According to bank data, the U.S. dollar/ lira exchange rate was 11.63 for buying and 11.66 for selling, while the rates were 13.18 and 13.21 for the euro, respectively. Exchange rates will be released by the bank every morning.
The lira’s value shot up around 40 percent against foreign currencies after President Recep Tayyip Erdoğan announced the new deposit account system along with other several financial measures to protect the lira’s value late on Dec. 20.
“In the event that resident real persons, who already had an FX deposit account or FX participation fund denominated in U.S. dollars, euros or British pounds by Dec. 20, convert their accounts into Turkish Lira time deposit accounts/participation funds, will be eligible to benefit from the incentive,” said the bank in a statement. Accounts will have maturities of three, six and 12 months, it added.

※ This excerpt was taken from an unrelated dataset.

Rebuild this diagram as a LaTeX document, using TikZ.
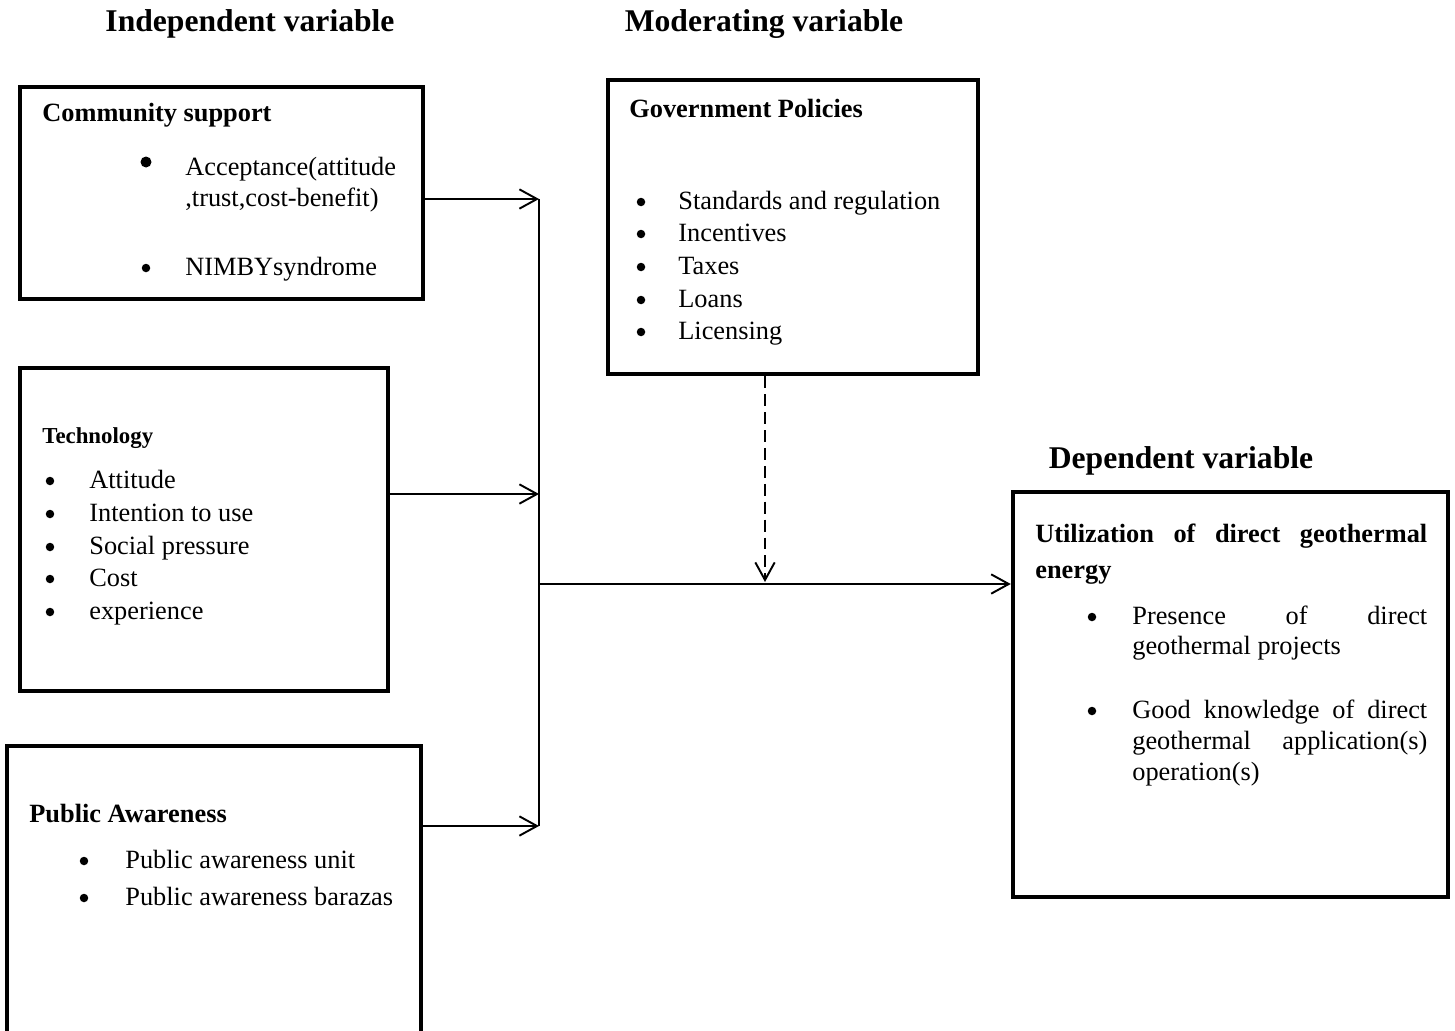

The interest/profit share that will be paid to lira deposit accounts/participation funds to be opened and the difference in exchange rates at the beginning and at end of the maturity will be compared, and the deposit and participation fund holder will be paid whichever is higher. Regardless of the exchange rate on the day the account is opened and the exchange rate at the end of the maturity, the principal and the interest/profit share will be paid to the client by the bank.
Meanwhile, in order to help export/import companies to manage exchange rate risk, lira-settled foreign exchange forward sales will be carried out at the Central Bank via auctions and at the BIST Derivatives Market (VIOP).